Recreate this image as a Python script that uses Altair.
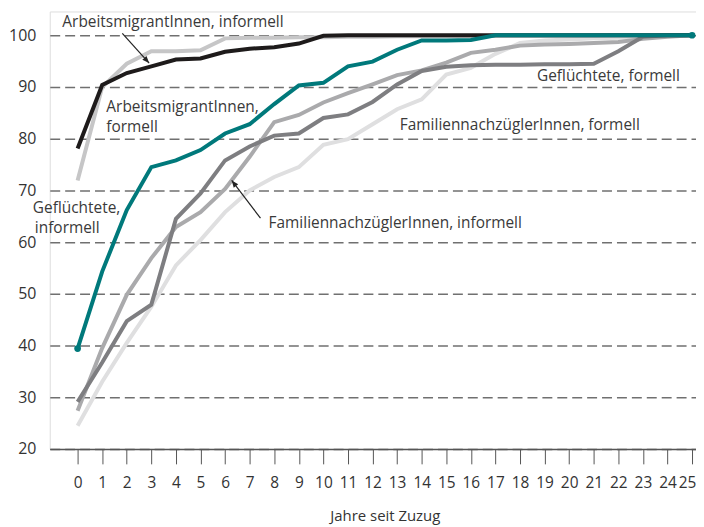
import altair as alt
import pandas as pd

years = list(range(26))

arb_informell = [78.1, 90.4, 92.7, 94.0, 95.3, 95.5, 96.8, 97.4, 97.7, 98.4, 99.9, 100, 100,
                 100, 100, 100, 100, 100, 100, 100, 100, 100, 100, 100, 100, 100]
arb_formell = [71.9, 90.0, 94.5, 96.9, 96.9, 97.1, 99.4, 99.5, 99.5, 99.6, 99.6, 99.7, 99.7,
               99.8, 99.8, 99.8, 99.8, 99.9, 99.9, 99.9, 99.9, 99.9, 100, 100, 100, 100]
gef_informell = [39.4, 54.3, 66.2, 74.5, 75.8, 77.8, 81.0, 82.8, 86.7, 90.3, 90.8, 94.0, 94.9,
                 97.2, 99.0, 99.0, 99.1, 100, 100, 100, 100, 100, 100, 100, 100, 100]
gef_formell = [29.1, 36.7, 44.7, 47.9, 64.5, 69.4, 75.8, 78.5, 80.6, 81.0, 84.0, 84.7, 87.1,
               90.5, 93.1, 93.9, 94.2, 94.3, 94.3, 94.4, 94.4, 94.5, 96.9, 99.7, 100, 100]
fam_informell = [27.4, 39.5, 49.8, 56.9, 62.9, 65.8, 70.3, 76.5, 83.2, 84.6, 87.0, 88.8, 90.5,
                 92.3, 93.2, 94.7, 96.6, 97.2, 98.0, 98.2, 98.3, 98.5, 98.7, 99.3, 99.7, 100]
fam_formell = [24.5, 33.0, 40.5, 47.5, 55.5, 60.4, 65.8, 70.0, 72.6, 74.5, 78.8, 79.9, 82.8,
               85.7, 87.6, 92.4, 93.7, 96.4, 98.5, 99.0, 99.2, 99.4, 99.5, 99.7, 99.9, 100]

# draw order (back to front) with colours
series = [
    ("FamiliennachzüglerInnen, formell", fam_formell, "#dfdfe0"),
    ("FamiliennachzüglerInnen, informell", fam_informell, "#aaaaac"),
    ("ArbeitsmigrantInnen, formell", arb_formell, "#c6c6c7"),
    ("Geflüchtete, formell", gef_formell, "#7e7e81"),
    ("ArbeitsmigrantInnen, informell", arb_informell, "#1e1b1b"),
    ("Geflüchtete, informell", gef_informell, "#00797b"),
]

label_text = ["ArbeitsmigrantInnen, informell", "ArbeitsmigrantInnen,", "formell",
              "Geflüchtete,", "informell", "FamiliennachzüglerInnen, informell",
              "Geflüchtete, formell", "FamiliennachzüglerInnen, formell"]
label_x = [-0.62, 1.17, 1.17, -1.82, -1.74, 7.77, 18.69, 13.11]
label_y = [101.54, 85.19, 81.35, 65.63, 61.73, 62.69, 91.15, 81.73]

arrow_x = [1.82, 7.44]
arrow_y = [100.38, 64.62]
arrow_x2 = [2.91, 6.27]
arrow_y2 = [94.62, 71.92]
arrow_angle = [138, 322.7]

y_ticks = [20, 30, 40, 50, 60, 70, 80, 90, 100]

FONT = "Open Sans"
xscale = alt.Scale(domain=[-1.133, 25.16], nice=False, zero=False)
yscale = alt.Scale(domain=[20, 104.6], nice=False, zero=False)

xaxis = alt.Axis(values=years, grid=False, domain=True,
                 domainColor="#555555", domainWidth=1.5,
                 tickColor="#555555", tickSize=15, tickWidth=1,
                 labelFontSize=15.5, labelFont=FONT, labelColor="#333333",
                 labelPadding=12, labelFlush=False, labelOverlap=False,
                 labelOffset={"condition": {"test": "datum.value == 25", "value": -5},
                              "value": 0},
                 titleFont=FONT, titleFontSize=15, titleFontWeight="normal",
                 titleColor="#333333", titleX=337, titleY=72,
                 titleBaseline="alphabetic", titleAlign="center")
yaxis = alt.Axis(values=y_ticks, domain=False, ticks=False,
                 grid=True, gridColor="#707070", gridDash=[10, 5],
                 gridWidth=1.5, labelFontSize=16, labelFont=FONT,
                 labelColor="#333333", labelPadding=14)

X_TITLE = "Jahre seit Zuzug"


def xq(field):
    return alt.X(field, scale=xscale, axis=xaxis, title=X_TITLE)


def yq(field):
    return alt.Y(field, scale=yscale, axis=yaxis, title=None)


layers = []
for name, vals, col in series:
    df = pd.DataFrame({"Jahr": years, "Wert": vals, "Serie": name})
    layers.append(
        alt.Chart(df).mark_line(strokeWidth=4, color=col, strokeJoin="miter",
                                strokeCap="butt").encode(x=xq("Jahr:Q"), y=yq("Wert:Q"))
    )

# end dots on the teal line
teal_df = pd.DataFrame({"Jahr": [years[0], years[-1]],
                        "Wert": [gef_informell[0], gef_informell[-1]]})
layers.append(alt.Chart(teal_df).mark_point(filled=True, size=45, color="#00797b",
                                             opacity=1).encode(
    x=xq("Jahr:Q"), y=yq("Wert:Q")))

lab_df = pd.DataFrame({"t": label_text, "x": label_x, "y": label_y})
layers.append(alt.Chart(lab_df).mark_text(align="left", baseline="alphabetic",
                                          font=FONT, fontSize=15.5, color="#3a3a3a").encode(
    x=xq("x:Q"), y=yq("y:Q"), text="t:N"))

arr_df = pd.DataFrame({"x": arrow_x, "y": arrow_y, "x2": arrow_x2, "y2": arrow_y2,
                       "a": arrow_angle})
layers.append(alt.Chart(arr_df).mark_rule(color="#222222", strokeWidth=1.2).encode(
    x=xq("x:Q"), y=yq("y:Q"), x2="x2:Q", y2="y2:Q"))
layers.append(alt.Chart(arr_df).mark_point(
    shape="M0,0L0.4,1L-0.4,1Z", filled=True, size=200, color="#222222", opacity=1).encode(
    x=xq("x2:Q"), y=yq("y2:Q"),
    angle=alt.Angle("a:Q", scale=None)))

chart = alt.layer(*layers).properties(
    width=650, height=440,
    autosize=alt.AutoSizeParams(type="none"),
    padding={"left": 42, "top": 2, "right": 0, "bottom": 75},
).configure_view(stroke=None).configure(background="white")

chart.save("out.html", embed_options={"renderer": "svg", "actions": False})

**The request**
Write out each line of the listing above, exactly, from its first line to the line holding "years = list(range(26))", inclusive. Skip the pictures.

**Complete answer**
Recreate this image as a Python script that uses Altair.
import altair as alt
import pandas as pd

years = list(range(26))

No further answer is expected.